Malaria associated with increased prevalence of anemia during pregnancy
A study conducted in seven sub-Saharan African countries demonstrated an association between malaria and an increased prevalence of anemia among pregnant women, according to findings published in BMC Pregnancy and Childbirth.
Paddy Ssentongo, MD, MPH, a research assistant professor at Penn State University, and colleagues used nationally representative, cross-sectional demographic and health surveys conducted between 2012 and 2017 in Burundi, the Democratic Republic of the Congo, The Gambia, Ghana, Mali, Senegal and Togo to assess the association of malaria with anemia among pregnant women aged 15 to 49 years, as well as to determine the joint relation between malaria and HIV on anemia.
“Pregnant women in sub-Saharan Africa suffer a double burden of malaria and HIV infections, and these infections interact with each other to cause anemia,” Ssentongo told Healio. “If not treated, the risk of the mother and the unborn baby dying is high. Multipronged strategies to prevent and treat malaria in HIV pregnant women are critical to ensure the survival of the mothers and their unborn babies.”
The study included 947 pregnant women and assessed the prevalence of malaria only, HIV only and malaria-HIV coinfections.
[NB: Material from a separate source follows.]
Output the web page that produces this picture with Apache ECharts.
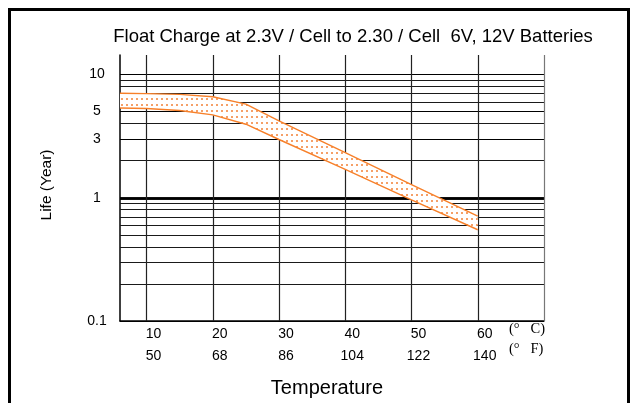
<!DOCTYPE html>
<html><head><meta charset="utf-8">
<script src="https://cdn.jsdelivr.net/npm/echarts@6/dist/echarts.min.js"></script>
<style>html,body{margin:0;padding:0;background:#fff}#c{width:635px;height:403px}</style>
</head><body><div id="c"></div>
<script>
// ---- data ----
const tempC = [10, 20, 30, 40, 50, 60];
const tempF = [50, 68, 86, 104, 122, 140];
const yLabelValues = [10, 5, 3, 1, 0.1];
const yGridValues = [0.2, 0.3, 0.4, 0.5, 0.6, 0.7, 0.8, 0.9, 1, 2, 3, 4, 5, 6, 7, 8, 9, 10];
const bandTemp = [6, 10, 15, 20, 25, 30, 40, 50, 60];
const upperLife = [7.05, 7.0, 6.9, 6.6, 5.75, 4.2, 2.32, 1.28, 0.71];
const lowerLife = [5.35, 5.3, 5.1, 4.7, 3.95, 2.97, 1.7, 0.96, 0.55];

const FONT = "'Liberation Sans', Arial, sans-serif";
const ORANGE = '#f7802a';

function makePattern() {
  const c = document.createElement('canvas');
  c.width = 5; c.height = 6;
  const g = c.getContext('2d');
  g.fillStyle = '#fff'; g.fillRect(0, 0, 5, 6);
  g.fillStyle = '#f5a068'; g.fillRect(1, 2, 2, 2);
  return c;
}
const pat = makePattern();

const chart = echarts.init(document.getElementById('c'), null, { renderer: 'canvas' });

const hLines = yGridValues.map(v => ({
  yAxis: v,
  lineStyle: v === 1 ? { width: 2.6, color: '#000' } : { width: 1.2, color: '#1a1a1a' },
  label: { show: false }
}));
const labelLines = yLabelValues.map(v => ({
  yAxis: v,
  lineStyle: { width: v === 1 ? 2.6 : 1.2, color: '#000' },
  label: {
    show: true, position: 'start', distance: 9,
    formatter: '{a|' + v + '}',
    rich: { a: { width: 28, align: 'center', fontSize: 14, fontFamily: FONT, color: '#000' } }
  }
}));
const vLines = tempC.map(v => ({ xAxis: v, lineStyle: { width: 1.2, color: '#222' }, label: { show: false } }));
vLines.push({ xAxis: 70, lineStyle: { width: 1.2, color: '#777' }, label: { show: false } });

const option = {
  animation: false,
  backgroundColor: '#fff',
  grid: { left: 120, right: 91, top: 55, bottom: 82 },
  xAxis: {
    type: 'value', min: 6, max: 70,
    axisLine: { show: true, lineStyle: { color: '#000', width: 1.5 } },
    axisTick: { show: false },
    splitLine: { show: false },
    axisLabel: {
      customValues: tempC,
      margin: 2,
      padding: [0, 0, 0, 14],
      formatter: function (v) {
        const i = tempC.indexOf(v);
        return '{c|' + tempC[i] + '}\n{f|' + tempF[i] + '}';
      },
      rich: {
        c: { fontSize: 14, lineHeight: 22, fontFamily: FONT, color: '#000' },
        f: { fontSize: 14, lineHeight: 22, fontFamily: FONT, color: '#000' }
      }
    }
  },
  yAxis: {
    type: 'log', logBase: 10, min: 0.1, max: 14.4,
    axisLine: { show: true, lineStyle: { color: '#000', width: 1.5 } },
    axisTick: { show: false },
    axisLabel: { show: false },
    splitLine: { show: false }
  },
  graphic: [
    { type: 'rect', z: 100, shape: { x: 9.5, y: 9.5, width: 619, height: 420 },
      style: { fill: 'none', stroke: '#000', lineWidth: 3 } },
    { type: 'text', x: 353, y: 37, style: { text: 'Float Charge at 2.3V / Cell to 2.30 / Cell  6V, 12V Batteries',
      fontSize: 18.5, fontFamily: FONT, fill: '#000', textAlign: 'center', textVerticalAlign: 'middle' } },
    { type: 'text', x: 327, y: 388, style: { text: 'Temperature', fontSize: 20, fontFamily: FONT, fill: '#000',
      textAlign: 'center', textVerticalAlign: 'middle' } },
    { type: 'text', x: 47, y: 185, rotation: Math.PI / 2, style: { text: 'Life (Year)', fontSize: 15.5, fontFamily: FONT,
      fill: '#000', textAlign: 'center', textVerticalAlign: 'middle' } },
    { type: 'text', x: 509, y: 329, style: { text: '(°   C)', fontSize: 14.5, fontFamily: "'Liberation Serif', serif",
      fill: '#000', textAlign: 'left', textVerticalAlign: 'middle' } },
    { type: 'text', x: 509, y: 349, style: { text: '(°   F)', fontSize: 14.5, fontFamily: "'Liberation Serif', serif",
      fill: '#000', textAlign: 'left', textVerticalAlign: 'middle' } }
  ],
  series: [
    {
      type: 'line', data: [], z: 1, silent: true,
      markLine: {
        z: 1, silent: true, animation: false, symbol: ['none', 'none'],
        label: { show: false },
        lineStyle: { type: 'solid' },
        emphasis: { disabled: true },
        data: hLines.concat(labelLines, vLines)
      }
    },
    {
      type: 'custom', z: 5, silent: true,
      data: [[bandTemp[0], upperLife[0]]],
      renderItem: function (params, api) {
        const pts = [];
        for (let i = 0; i < bandTemp.length; i++) pts.push(api.coord([bandTemp[i], upperLife[i]]));
        for (let i = bandTemp.length - 1; i >= 0; i--) pts.push(api.coord([bandTemp[i], lowerLife[i]]));
        return { type: 'polygon', shape: { points: pts }, style: { fill: { image: pat, repeat: 'repeat' }, stroke: null } };
      }
    },
    {
      type: 'line', z: 6, silent: true, showSymbol: false,
      data: bandTemp.map((t, i) => [t, upperLife[i]]),
      lineStyle: { color: ORANGE, width: 1.4 }
    },
    {
      type: 'line', z: 6, silent: true, showSymbol: false,
      data: bandTemp.map((t, i) => [t, lowerLife[i]]),
      lineStyle: { color: ORANGE, width: 1.4 }
    }
  ]
};
chart.setOption(option);
</script>
</body></html>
The prevalence of malaria only was 31% (95% CI, 28.5%-34.5%), of HIV only was 1.3% (95% CI, 0.77%-2.4%) and of malaria-HIV coinfection was 0.52% (95% CI, 0.02%-1.3%). Overall, the prevalence of anemia was 48.3% of pregnant women (95% CI, 45.1%-51.5%). Anemia prevalence in pregnant women who had only malaria was 56% (95% CI, 50.1%-61.7%), with HIV only was 62.5% (95% CI, 25.9%-89.8%) and with malaria-HIV coinfection was 60% (95% CI, 17%-92.7%). Pregnant women without either infection had an anemia prevalence of 44.6% (95% CI, 40.7%-48.6%).
“Clinicians should always investigate for anemia in pregnant women with HIV or malaria,” Ssentongo said. “More importantly, advise pregnant women in sub-Saharan Africa to seek care regularly from the antenatal care services to be screened for malaria.”
According to the study, in fully adjusted models, malaria was associated with a 27% higher prevalence of anemia (95% CI, –5.01 to –1.79) compared with uninfected pregnant women.
“Clinicians should use preventive strategies for anemia in pregnancy due to malaria and HIV, which include the use of trimethoprim-sulfamethoxazole (cotrimoxazole), intermittent preventive treatment with sulfadoxine-pyrimethamine, in addition to antiretroviral therapy, which both lower the odds of coinfection,” Ssentongo said.
Ssentongo said that malaria during pregnancy causes acute anemia through the direct destruction of red blood cells, the accumulation of both infected and uninfected red blood cells in the spleen, and a decreased count of red blood cell formulation in the bone marrow.
“In addition, malaria-infected red blood cells accumulate in the placenta, attached by the small knobs on their surface,” he said.
The authors reported that the prevalence of malaria-HIV coinfection was too low in the study group to determine a meaningful analysis of the association with anemia.